ARC Study Underscores Economic Benefits of Physical Infrastructure
CHARLESTON, WEST VIRGINIA, October 25, 2007—Building physical infrastructure creates jobs, enhances tax revenue, and leverages public investment. That is the message of a study unveiled today by Governor Joe Manchin III and ARC Federal Co-Chair Anne B. Pope at the Appalachian Regional Commission (ARC) conference Back to Basics: Investing in and Improving Appalachia's Infrastructure, held at the Charleston Civic Center.
Conducted for ARC by the Economic Development Research Group and BizMiner/Brandow Company, the study, Program Evaluation of the Appalachian Regional Commission's Infrastructure and Public Works Projects, measured the economic development performance of 104 projects funded by ARC during the period 1999–2005. The study found that the projects had a significant impact on the Appalachian Region's economy, creating more than 17,600 new jobs and generating $639 million in new annual wages, and helping retain 9,580 threatened jobs and $325 million in existing annual wages.

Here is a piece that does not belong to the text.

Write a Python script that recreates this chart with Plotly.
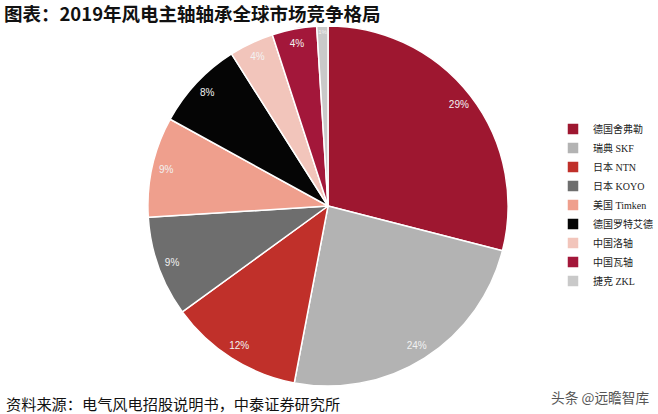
import plotly.graph_objects as go

labels = ["德国舍弗勒", "瑞典 SKF", "日本 NTN", "日本 KOYO", "美国 Timken",
          "德国罗特艾德", "中国洛轴", "中国瓦轴", "捷克 ZKL"]
values = [29, 24, 12, 9, 9, 8, 4, 4, 1]
colors = ["#9E1730", "#B3B3B3", "#C0302A", "#6E6E6E", "#EF9F8D",
          "#050505", "#F2C5BB", "#A3173A", "#C9C9C9"]

dom = dict(x=[0.2, 0.797], y=[0.0674, 0.9374])

fig = go.Figure()
fig.add_trace(go.Pie(
    labels=labels, values=values, sort=False, direction="clockwise", rotation=0,
    marker=dict(colors=colors, line=dict(color="white", width=1.5)),
    textinfo="none", hoverinfo="label+percent", domain=dom,
))
# label ring: transparent donut used only to place the percentage labels near the rim
fig.add_trace(go.Pie(
    labels=labels, values=values, sort=False, direction="clockwise", rotation=0,
    hole=0.84, showlegend=False, hoverinfo="skip",
    marker=dict(colors=["rgba(0,0,0,0)"] * len(values), line=dict(width=0)),
    texttemplate="%{value}%", textposition="inside", insidetextorientation="horizontal",
    textfont=dict(color="#F2F2F2", size=10, family="Liberation Sans"),
    domain=dom,
))

fig.update_layout(
    width=658, height=414,
    margin=dict(l=0, r=0, t=0, b=0),
    paper_bgcolor="white",
    showlegend=True,
    title=dict(text="<b>图表：2019年风电主轴轴承全球市场竞争格局</b>",
               x=0.006, xref="container", xanchor="left",
               y=0.966, yref="container", yanchor="middle",
               font=dict(size=18.5, family="Noto Sans CJK SC", color="#111")),
    legend=dict(x=1.0, y=0.505, xanchor="right", yanchor="middle",
                font=dict(size=10, family="Liberation Serif, Noto Sans CJK SC", color="#222"),
                itemwidth=30, tracegroupgap=0, bgcolor="rgba(0,0,0,0)"),
    annotations=[
        dict(text="资料来源：电气风电招股说明书，中泰证券研究所", x=0.006, y=0.026,
             xref="paper", yref="paper", xanchor="left", yanchor="middle", showarrow=False,
             font=dict(size=15.2, family="Noto Sans CJK SC", color="#111")),
        dict(text="头条 @远瞻智库", x=0.99, y=0.041,
             xref="paper", yref="paper", xanchor="right", yanchor="middle", showarrow=False,
             font=dict(size=13.7, family="Noto Sans CJK SC", color="#555")),
    ],
)

fig.write_html("out.html", config={"displayModeBar": False},
               post_script="document.body.style.margin='0';document.body.style.overflow='hidden';")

The jobs created led to a net expansion of $1.3 billion in annual personal income in the Region. For each public dollar invested, the projects returned $9.30 in annual recurring personal income. In addition, the projects generated $1.7 billion in non-project leveraged private investment (LPI)—an LPI-to-investment ratio of 75 to 1. The projects' impact on annual tax revenue included an estimated $13.3 million in annual state income taxes, $16.6 million in annual state and local sales taxes, and $14.2 million in annual local property taxes.
"Physical infrastructure is the basic building block of economic growth," said Manchin. "As the governor of West Virginia and the ARC states' co-chair, I will continue to emphasize the implementation of projects that bring clean drinking water and wastewater services, as well as modern telecommunications, to West Virginia and the rest of Appalachia. These basic and necessary services will improve the quality of life and spur economic development for the entire Region."
"We think these are impressive numbers," said Pope, in commenting on the study. "They show that ARC's policy of investing over half of its project funds in physical infrastructure is not only improving the lives of people in West Virginia and throughout Appalachia, it is also reaping important dividends in job creation, public investment leveraging, and tax revenue."
The report also showed gaps in the Region's ability to grow new businesses at the same rate as the nation as a whole. Pope said ARC is responding to this challenge by expanding telecommunications investments and increasing investments in entrepreneurial assistance in the Region's economically distressed, at-risk, and transitional areas.
The study concluded that the projects studied had enhanced economic diversification in the Region and that there was a "highly favorable perception of the ARC program" among local development professionals and project stakeholders.